(ATF) Recovery is widening in the world’s second largest economy – the first one hit by the coronavirus and the first to rebound – and beginning to even out as China’s laggard provinces start to catch up with the national average.
The Covid pandemic has shown up marked differences between provinces in China as the impact of lockdown measures and weaker export performance has varied with the duration and recovery from the shock differing across the country.
The economies of regional and local governments (RLGs) ended 2020 with substantial disparities and provinces that recorded the greatest growth declines in 2020 – Hubei, Henan, Beijing, Shanghai, Fujian and Jiangxi – had the most severe outbreaks of coronavirus infections and subsequent lockdown measures, according to Moody’s Investors Service.
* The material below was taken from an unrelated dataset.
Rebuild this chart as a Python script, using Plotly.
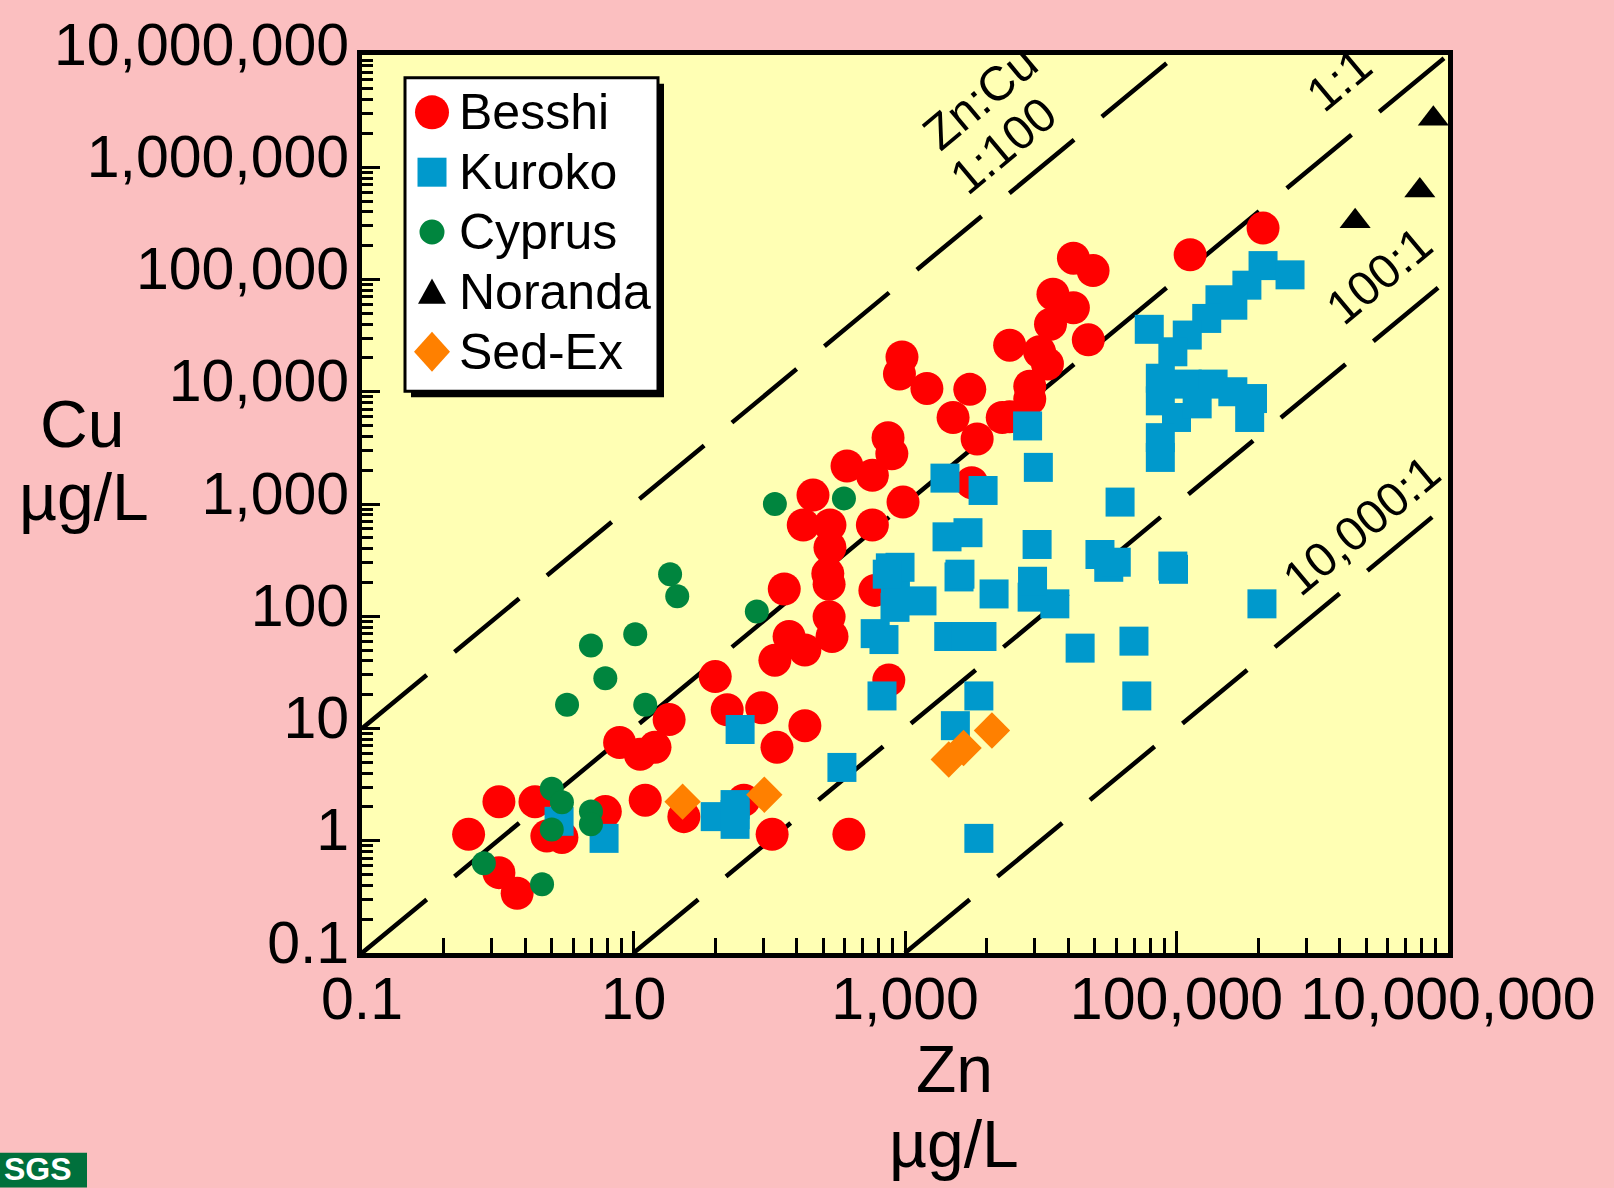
import math
import plotly.graph_objects as go

# ---------------- data (Zn, Cu in ug/L) ----------------
besshi_zn = [0.61, 1.02, 1.02, 1.39, 1.88, 2.3, 2.97, 6.2, 12.2, 23.5, 65, 105, 386,
             7.9, 11.2, 14.4, 18.3, 40, 49, 88, 114, 183,
             129, 276, 140, 110, 183, 276, 290, 600, 760,
             950, 910, 1450, 3000, 2260, 3400, 3100, 750, 800, 374, 575, 967, 210, 178, 280, 575, 280, 270,
             17400, 24300, 12300, 17400, 11800, 22400, 5900, 11200, 8300, 8300, 5900, 9800, 5200,
             126000, 434000]
besshi_cu = [1.14, 2.23, 0.52, 0.34, 2.23, 1.1, 1.07, 1.82, 2.3, 1.64, 2.3, 1.14, 1.14,
             7.5, 5.9, 6.8, 12, 29, 14.7, 15.3, 6.8, 10.6,
             175, 193, 66, 40.6, 50, 99, 66, 170, 27,
             20400, 14400, 10700, 10500, 5900, 3800, 1550, 3900, 2800, 2180, 1800, 1040, 1200, 650, 650, 650, 410, 240,
             155000, 120000, 74000, 56000, 40000, 29000, 26000, 17700, 11200, 8600, 6000, 22700, 5900,
             166000, 287000]

kuroko_zn = [2.83, 6.07, 61, 40, 56, 56, 56, 343, 677, 603, 700, 844, 850, 780,
             1334, 2500, 2100, 3690, 2800, 4530, 8640, 12700, 31700, 95000, 19500, 48600, 51000,
             426000, 3500, 2350, 3500, 919, 2540, 8700, 740,
             1970, 3760, 8000, 9600, 2040, 2910, 9400, 38400, 27300, 36000, 94000,
             63000, 209000, 330000, 434000, 686000, 260000, 167000, 120000, 94000, 76000, 76000,
             100000, 76000, 76000, 120000, 186000, 260000, 363000, 346000, 142000]
kuroko_cu = [1.49, 1.05, 9.8, 1.64, 1.71, 2.1, 1.4, 4.5, 19.5, 70, 62, 120, 200, 270,
             137, 224, 66, 66, 66, 158, 148, 129, 273, 262, 52, 60, 19.5,
             129, 19.5, 10.6, 1.05, 273, 237, 205, 237,
             1700, 1320, 4960, 2120, 510, 555, 436, 1040, 355, 303, 280,
             36000, 66000, 89000, 133000, 110000, 59000, 45000, 32000, 22700, 13200, 8300,
             5900, 3900, 2600, 11700, 11700, 10000, 8700, 5900, 7800]

cyprus_zn = [0.79, 2.12, 2.5, 2.97, 2.5, 4.86, 4.86, 3.24, 6.2, 4.86, 10.3, 12.2, 18.6, 21, 81, 110, 355]
cyprus_cu = [0.63, 0.41, 2.9, 2.2, 1.26, 1.82, 1.4, 16.3, 28, 55, 69, 16.3, 237, 151, 110, 1000, 1120]

noranda_zn = [2070000, 6200000, 7800000]
noranda_cu = [331000, 620000, 2700000]

sedex_zn = [23, 92, 2100, 2700, 4370]
sedex_cu = [2.23, 2.57, 5.3, 6.7, 9.6]

# Zn:Cu reference ratios
ratios = [0.01, 1, 100, 10000]
ratio_labels = ["1:100", "1:1", "100:1", "10,000:1"]
label_zn_log = [3.916, 6.436, 6.715, 6.545]
label_offset = [41, 50, 47, 39]

x_tick_vals = [0.1, 10, 1000, 100000, 10000000]
x_tick_text = ["0.1", "10", "1,000", "100,000", "10,000,000"]
y_tick_vals = [0.1, 1, 10, 100, 1000, 10000, 100000, 1000000, 10000000]
y_tick_text = ["0.1", "1", "10", "100", "1,000", "10,000", "100,000", "1,000,000", "10,000,000"]

series_names = ["Besshi", "Kuroko", "Cyprus", "Noranda", "Sed-Ex"]
series_colors = ["#FF0000", "#0099CC", "#00853E", "#000000", "#FF8000"]

# ---------------- layout constants ----------------
W, H = 1614, 1188
ML, MR, MT, MB = 362, 166, 45, 235
PW, PH = W - ML - MR, H - MT - MB
FONT = "Arial, 'Liberation Sans', Helvetica, sans-serif"
PINK = "#FBBFC0"
YELLOW = "#FFFFB4"


def pxx(px):
    return (px - ML) / PW


def pxy(py):
    return (H - MB - py) / PH


XMIN, XMAX = 0.1, 1e7
YMIN, YMAX = 0.1, 1e7

fig = go.Figure()

# ratio lines (under the markers)
for r in ratios:
    x0 = max(XMIN, YMIN * r)
    x1 = min(XMAX, YMAX * r)
    fig.add_trace(go.Scatter(x=[x0, x1], y=[x0 / r, x1 / r], mode="lines",
                             line=dict(color="black", width=4.5, dash="84px,36px"),
                             hoverinfo="skip", showlegend=False))

# data series
fig.add_trace(go.Scatter(x=besshi_zn, y=besshi_cu, mode="markers", name=series_names[0],
                         marker=dict(symbol="circle", size=33, color=series_colors[0], line=dict(width=0))))
fig.add_trace(go.Scatter(x=kuroko_zn, y=kuroko_cu, mode="markers", name=series_names[1],
                         marker=dict(symbol="square", size=29, color=series_colors[1], line=dict(width=0))))
fig.add_trace(go.Scatter(x=cyprus_zn, y=cyprus_cu, mode="markers", name=series_names[2],
                         marker=dict(symbol="circle", size=24, color=series_colors[2], line=dict(width=0))))
fig.add_trace(go.Scatter(x=noranda_zn, y=noranda_cu, mode="markers", name=series_names[3],
                         marker=dict(symbol="triangle-up", size=27, color=series_colors[3], line=dict(width=0))))
fig.add_trace(go.Scatter(x=sedex_zn, y=sedex_cu, mode="markers", name=series_names[4],
                         marker=dict(symbol="diamond", size=28, color=series_colors[4], line=dict(width=0))))

# minor ticks
x_minor = [m * k * k for m in x_tick_vals[:-1] for k in range(2, 10)]
y_minor = [m * k for m in y_tick_vals[:-1] for k in range(2, 10)]

annotations = []
theta = math.atan((PH / 8) / (PW / 8))
ang = math.degrees(theta)
for r, lab, zl, d in zip(ratios, ratio_labels, label_zn_log, label_offset):
    annotations.append(dict(x=zl, y=zl - math.log10(r), xref="x", yref="y", text=lab,
                            showarrow=False, textangle=-ang, font=dict(family=FONT, size=48, color="black"),
                            xshift=-d * math.sin(theta), yshift=d * math.cos(theta)))
# "Zn:Cu" heading above the 1:100 label
zc_log, d2 = 3.99, 92
annotations.append(dict(x=zc_log, y=zc_log - math.log10(ratios[0]),
                        xref="x", yref="y", text="Zn:Cu", showarrow=False, textangle=-ang,
                        font=dict(family=FONT, size=48, color="black"),
                        xshift=-d2 * math.sin(theta), yshift=d2 * math.cos(theta)))

# axis titles
for txt, px, py in [("Cu", 82, 418), ("µg/L", 84, 492), ("Zn", 954, 1070), ("µg/L", 954, 1146)]:
    annotations.append(dict(x=pxx(px), y=pxy(py), xref="paper", yref="paper", text=txt, showarrow=False,
                            xanchor="center", yanchor="middle", font=dict(family=FONT, size=66, color="black")))

# manual legend
LEG_L, LEG_T, LEG_R, LEG_B = 405, 68, 658, 385
leg_y = [103 + 60.5 * i for i in range(5)]
shapes = []
shapes.append(dict(type="rect", xref="paper", yref="paper", x0=pxx(LEG_L + 6), x1=pxx(LEG_R + 6),
                   y0=pxy(LEG_B + 6), y1=pxy(LEG_T + 6), fillcolor="black", line=dict(width=0), layer="above"))
shapes.append(dict(type="rect", xref="paper", yref="paper", x0=pxx(LEG_L), x1=pxx(LEG_R),
                   y0=pxy(LEG_B), y1=pxy(LEG_T), fillcolor="white", line=dict(color="black", width=3),
                   layer="above"))
mx = pxx(432)
sym_paths = [
    ("circle", 17),
    ("square", 14.5),
    ("circle", 12.5),
    ("triangle", 14),
    ("diamond", 18),
]
for i, (kind, s) in enumerate(sym_paths):
    yy = pxy(leg_y[i])
    col = series_colors[i]
    base = dict(xref="paper", yref="paper", xsizemode="pixel", ysizemode="pixel", xanchor=mx, yanchor=yy,
                fillcolor=col, line=dict(width=0), layer="above")
    if kind == "circle":
        shapes.append(dict(type="circle", x0=-s, x1=s, y0=-s, y1=s, **base))
    elif kind == "square":
        shapes.append(dict(type="rect", x0=-s, x1=s, y0=-s, y1=s, **base))
    elif kind == "triangle":
        shapes.append(dict(type="path", path=f"M{-s},{-s * 0.85} L{s},{-s * 0.85} L0,{s * 0.95} Z", **base))
    else:
        shapes.append(dict(type="path", path=f"M0,{s + 2} L{s},0 L0,{-s - 2} L{-s},0 Z", **base))
    annotations.append(dict(x=pxx(457), y=yy, xref="paper", yref="paper", text=series_names[i],
                            showarrow=False, xanchor="left", yanchor="middle",
                            font=dict(family=FONT, size=50, color="black")))

# USGS logo fragment (bottom-left)
shapes.append(dict(type="rect", xref="paper", yref="paper", x0=pxx(0), x1=pxx(87), y0=pxy(1190), y1=pxy(1155),
                   fillcolor="#00703C", line=dict(width=0), layer="above"))
annotations.append(dict(x=pxx(2), y=pxy(1171), xref="paper", yref="paper", text="<b>SGS</b>", showarrow=False,
                        xanchor="left", yanchor="middle", font=dict(family=FONT, size=32, color="white")))

axis_common = dict(type="log", showgrid=False, zeroline=False, showline=True, linecolor="black", linewidth=5,
                   mirror=True, ticks="inside", tickcolor="black", tickwidth=3)

fig.update_layout(
    width=W, height=H, autosize=False,
    margin=dict(l=ML, r=MR, t=MT, b=MB, pad=0),
    paper_bgcolor=PINK, plot_bgcolor=YELLOW,
    showlegend=False,
    font=dict(family=FONT, color="black"),
    xaxis=dict(range=[-1, 7], tickmode="array", tickvals=x_tick_vals, ticktext=x_tick_text, ticklen=22,
               tickfont=dict(family=FONT, size=59, color="black"), ticklabelstandoff=-10,
               minor=dict(tickmode="array", tickvals=x_minor, ticks="inside", ticklen=15, tickwidth=3,
                          tickcolor="black", showgrid=False),
               **axis_common),
    yaxis=dict(range=[-1, 7], tickmode="array", tickvals=y_tick_vals, ticktext=y_tick_text, ticklen=18,
               tickfont=dict(family=FONT, size=59, color="black"), ticklabelstandoff=-4, ticklabelshift=-11,
               minor=dict(tickmode="array", tickvals=y_minor, ticks="inside", ticklen=11, tickwidth=3,
                          tickcolor="black", showgrid=False),
               **axis_common),
    annotations=annotations,
    shapes=shapes,
)

fig.write_html("out.html", config={"displayModeBar": False},
               post_script="document.body.style.margin='0';document.body.style.overflow='hidden';")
These provinces also had greater exposure to the private enterprise sector and export markets, it said.
Provinces that experienced less impact on growth were Yunnan, Guizhou, Shaanxi, Sichuan, Anhui, while those reporting the smallest decline in growth were Xinjiang, Ningxia, Shanxi, Gansu, Guangxi, Hainan, Shandong, Jilin and Tibet.
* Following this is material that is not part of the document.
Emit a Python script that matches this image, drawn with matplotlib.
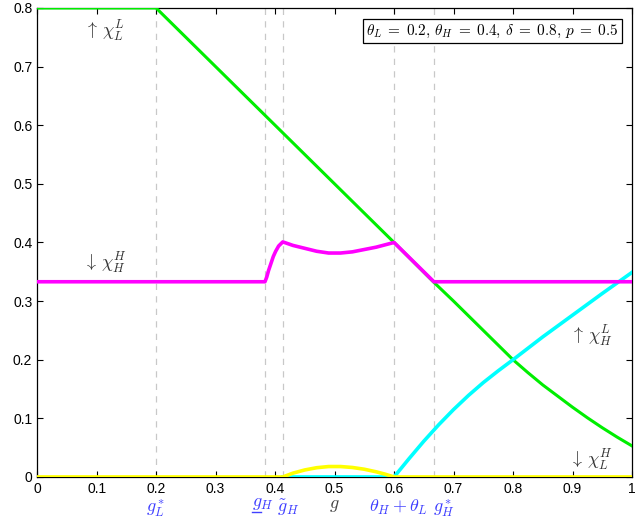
import numpy as np
import matplotlib.pyplot as plt
import matplotlib.transforms as mtransforms

plt.rcParams['mathtext.fontset'] = 'cm'
plt.rcParams['font.family'] = ['Liberation Sans', 'DejaVu Sans']

# -- data --
gL_x = [0.0, 0.2, 0.6, 0.667, 0.7, 0.75, 0.8, 0.825, 0.85, 0.875, 0.9, 0.925, 0.95, 0.975, 1.0]
chi_LL = [0.8, 0.8, 0.4, 0.332, 0.300, 0.250, 0.200, 0.178, 0.157, 0.138, 0.119, 0.101, 0.084, 0.068, 0.053]

gH_x = [0.0, 0.383, 0.386, 0.389, 0.393, 0.397, 0.401, 0.406, 0.413, 0.43, 0.45, 0.47, 0.49, 0.51,
        0.53, 0.55, 0.57, 0.585, 0.6, 0.667, 1.0]
chi_HH = [0.333, 0.333, 0.341, 0.352, 0.364, 0.376, 0.385, 0.394, 0.401, 0.395, 0.390, 0.385, 0.382, 0.382,
          0.384, 0.388, 0.392, 0.396, 0.400, 0.333, 0.333]

cy_x = [0.413, 0.6, 0.625, 0.65, 0.675, 0.7, 0.725, 0.75, 0.775, 0.8, 0.85, 0.9, 0.95, 1.0]
chi_HL = [0.0, 0.0, 0.031, 0.061, 0.089, 0.115, 0.139, 0.161, 0.181, 0.200, 0.239, 0.276, 0.313, 0.349]

ye_x = [0.0, 0.413, 0.43, 0.45, 0.47, 0.49, 0.51, 0.53, 0.55, 0.57, 0.585, 0.6, 1.0]
chi_LH = [0.0, 0.0, 0.0065, 0.0120, 0.0158, 0.0178, 0.0178, 0.0162, 0.0132, 0.0088, 0.0048, 0.0, 0.0]

vlines = [0.2, 0.383, 0.413, 0.6, 0.667]

fig = plt.figure(figsize=(6.4, 5.18), dpi=100)
ax = fig.add_axes([0.058, 0.0792, 0.9295, 0.9054])

for v in vlines:
    ax.axvline(v, color='#c8c8c8', lw=0.9, ls=(0, (5, 5)), zorder=1)

ax.plot(gL_x, chi_LL, color='#00ee00', lw=2.2, zorder=3)
ax.plot(gH_x, chi_HH, color='#ff00ff', lw=2.6, zorder=4)
ax.plot(cy_x, chi_HL, color='#00ffff', lw=2.6, zorder=3)
ax.plot(ye_x, chi_LH, color='#ffff00', lw=2.6, zorder=4)

ax.set_xlim(0, 1)
ax.set_ylim(0, 0.8)
ax.set_xticks(np.arange(0, 1.01, 0.1))
ax.set_xticklabels(['0', '0.1', '0.2', '0.3', '0.4', '0.5', '0.6', '0.7', '0.8', '0.9', '1'])
ax.set_yticks(np.arange(0, 0.81, 0.1))
ax.set_yticklabels(['0', '0.1', '0.2', '0.3', '0.4', '0.5', '0.6', '0.7', '0.8'])
ax.tick_params(direction='in', top=True, right=True, length=4, width=0.8, labelsize=10)
for s in ax.spines.values():
    s.set_linewidth(0.9)

# curve labels
txtc = '#333333'
ax.text(0.113, 0.76, r'$\uparrow\,\chi_L^L$', ha='center', va='center', fontsize=13, color=txtc)
ax.text(0.113, 0.365, r'$\downarrow\,\chi_H^H$', ha='center', va='center', fontsize=13, color=txtc)
ax.text(0.931, 0.239, r'$\uparrow\,\chi_H^L$', ha='center', va='center', fontsize=13, color=txtc)
ax.text(0.931, 0.029, r'$\downarrow\,\chi_L^H$', ha='center', va='center', fontsize=13, color=txtc)

ax.text(0.7655, 0.951,
        r'$\theta_L\;=\;0.2,\,\theta_H\;=\;0.4,\,\delta\;=\;0.8,\,p\;=\;0.5$',
        transform=ax.transAxes, ha='center', va='center', fontsize=11,
        bbox=dict(boxstyle='square,pad=0.25', fc='white', ec='black', lw=0.9))

# labels under the x axis
trans = mtransforms.blended_transform_factory(ax.transData, ax.transAxes)
blue = '#4040ff'
yl = -0.066
ax.text(0.2, yl, r'$g_L^*$', transform=trans, ha='center', va='center', fontsize=13, color=blue)
ax.text(0.361, yl + 0.009, r'$g_H$', transform=trans, ha='left', va='center', fontsize=13, color=blue)
ax.plot([0.362, 0.376], [-0.074, -0.074], transform=trans, color=blue, lw=1.0, clip_on=False)
ax.text(0.422, yl, r'$\tilde{g}_H$', transform=trans, ha='center', va='center', fontsize=13, color=blue)
ax.text(0.5, yl + 0.005, r'$g$', transform=trans, ha='center', va='center', fontsize=13, color='#444444')
ax.text(0.607, yl, r'$\theta_H + \theta_L$', transform=trans, ha='center', va='center', fontsize=13, color=blue)
ax.text(0.684, yl, r'$g_H^*$', transform=trans, ha='center', va='center', fontsize=13, color=blue)

fig.savefig('out.png', dpi=100)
But as the recovery has strengthened in magnitude it has also broadened out, Shehzad Qazi, managing director at China Beige Book International told Asia Times Financial Television.
“The nature of the recovery seems to be transforming from what we saw last year. Number one, it's becoming more even. So whereas last year, the economy was recovering on the back of the richer provinces, the major metropolitan areas doing well, and other parts of the country were lagging behind, this quarter we're seeing that some of the more far-flung lesser developed poor parts of the country are beginning to catch up and doing just as well, if not better than some of the larger metropolitan areas,” Qazi said.
He added that the economy is also becoming healthier and it was not just industry leading the rebound, at least in the first quarter of 2021.
However, it was not smooth sailing for the economy last year, when growth fell to 2.3 from 6% in 2019.
This year, the International Monetary Fund anticipates China's economy will grow by 8.1% as the country puts the pandemic behind it. That is likely to outstrip the US, which is tipped to see 5.1% growth, plus the euro area, likely to expand by 4.2%, and Japan, which is forecast to see 3.1% growth.
Services sector still sluggish
“While the Chinese consumer side of the economy is doing better than it had in previous quarters, the interesting thing here is that we don't see a similar ramp-up, a similar strong performance on the services side of the economy,” said Qazi.
“So there are lots of questions then about the overall state of the consumer economy, the overall state of the consumption economy and how strong it really is, because we're not seeing services come up and take the kind of lead, that we need it to.”
China's sluggish recovery in domestic consumption is a weight on the global resurgence both in terms of the country's growth and its demand for products from exporting countries. On the other hand, robust demand from other developed economies had breathed life into China's economy.
The reopening of developed economies has bolstered demand for home electric appliances, vehicles and automatic data processors, boosting total Chinese exports by 60.6% year-on-year to $468.87 billion in the January-February period, according to government data.
So it may be too early to say that China is driving a commodity supercycle -- decade-long periods in which commodities trade above their long-term price trend.
“Major investment banks were putting out quite a lot of reports and so far more than the narrative was that there's going to be a commodity supercycle and most importantly, it was going to be China that would drive this commodity super-cycle, [but] now China Beige Book data just simply do not show that to be the case,” Qazi said.
“The other side is also, what's going on with the property market? And when we looked at the property sector data we said, 'Look, the property market is very clearly cooling off'.
"So the results just do not support the idea of there being some kind of China-driven commodities super-cycle, which of course has lots of implications for countries like Australia, or even far-flung places like Brazil, [as] they export iron ore and other raw goods and that ultimately China consumes to produce its various metals, whether it's aluminium, whether it's copper, and so forth.”
Targeting debt in property sector?
Meanwhile, the government has moved to curb debt-fueled expansion in the real estate sector as part of a broader push to refocus on financial risks, with the top banking regulator recently expressing concern about property bubbles.
And this may be bearing fruit in some part.
China's total credit grew by 3.34 trillion yuan in March and 10.24 trillion yuan in 1Q21, down 873 billion yuan from 1Q20. But yuan loans grew by 7.91 trillion yuan in 1Q21, which was an increase of 659 billion yuan from 1Q20.
This gap is explained by a decline in shadow banking activities, including trust loans, entrusted loans, and lower fund raising from corporate bonds and stocks.
“In this particular quarter, we're seeing tentative signs of deleveraging. So, as you said, we are seeing a drop in borrowings, most importantly, not only just the sectoral differences. But we saw state firm borrowing at a historic low – we saw large firm borrowing at half a decade low. Interest rate differential between what private firms are paying, estate firms are paying, at least on paper, was rather massive.
"So it seems like that there, perhaps, may be an early attempt at deleveraging. Now it's just a quarter, it's hard to say, you know that .. China is much more serious about cutting back on, or tackling the debt problem.”